Everything grinds to a halt and the qualitative sum of every “pause” in Beckett’s works can be contained in the course of five seconds.
I believe that the only image worthy of representing the immobility of Beckett’s pauses and silences is the human figure immortalized for the first time in history on a plate of silver halide in 1836. It is a daguerreotype photograph of the Boulevard du Temple, as seen from Daguerre’s studio. Surely the street at that hour must have been bustling with people, carriages, passers-by, etc., yet, due to the prolonged time of exposure, every trace of humanity has evaporated into meaningless blots. Humanity is exposed but does not remain imprinted.
Only an insignificant dwarflike figure, motionless in the plain, ordinary process of getting his shoes shined, is committed to eternity.

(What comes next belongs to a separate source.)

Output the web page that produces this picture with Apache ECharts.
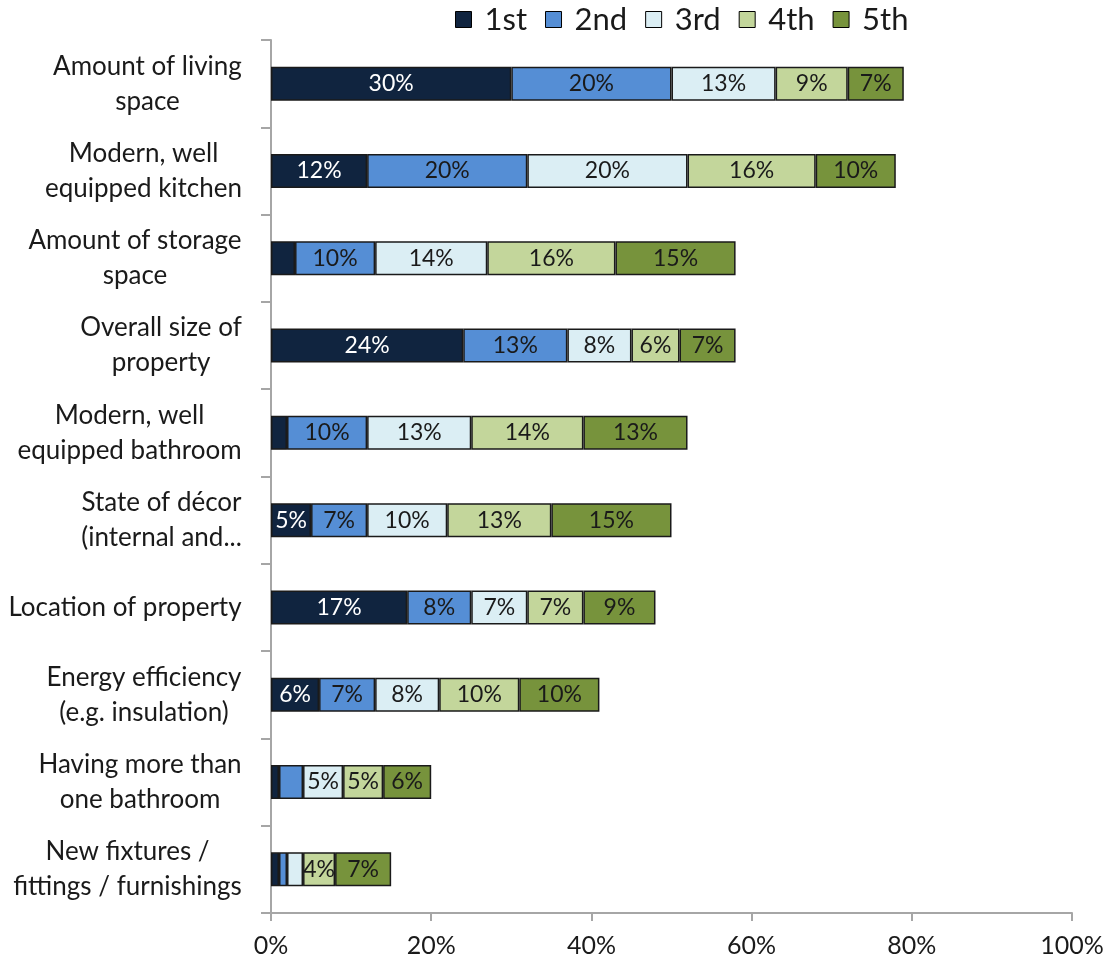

uch is immobility in Beckett’s works: no higher meaning, mere motionlessness while one’s shoes are shined, with humanity running its course, exposed but out of focus, a meaningless blot.
It is against the backdrop of this meaningless blot that the figure of the old man who goes to the attic to die stands out, surrounded by memories and the chorus of the two assistants. My hope is that the spectator will share the chorus’ vision. Those acting (the universe of ghosts and of objects) do not really exist. The spectator will witness beings contemplating life as they recount it, make it visible. Thus, action becomes dream and the shadowy wake of our lives already constitutes the initial event bridging the stage to the audience, allowing the contagion of this total illusion to spread to those arriving last from the outside, the spectators.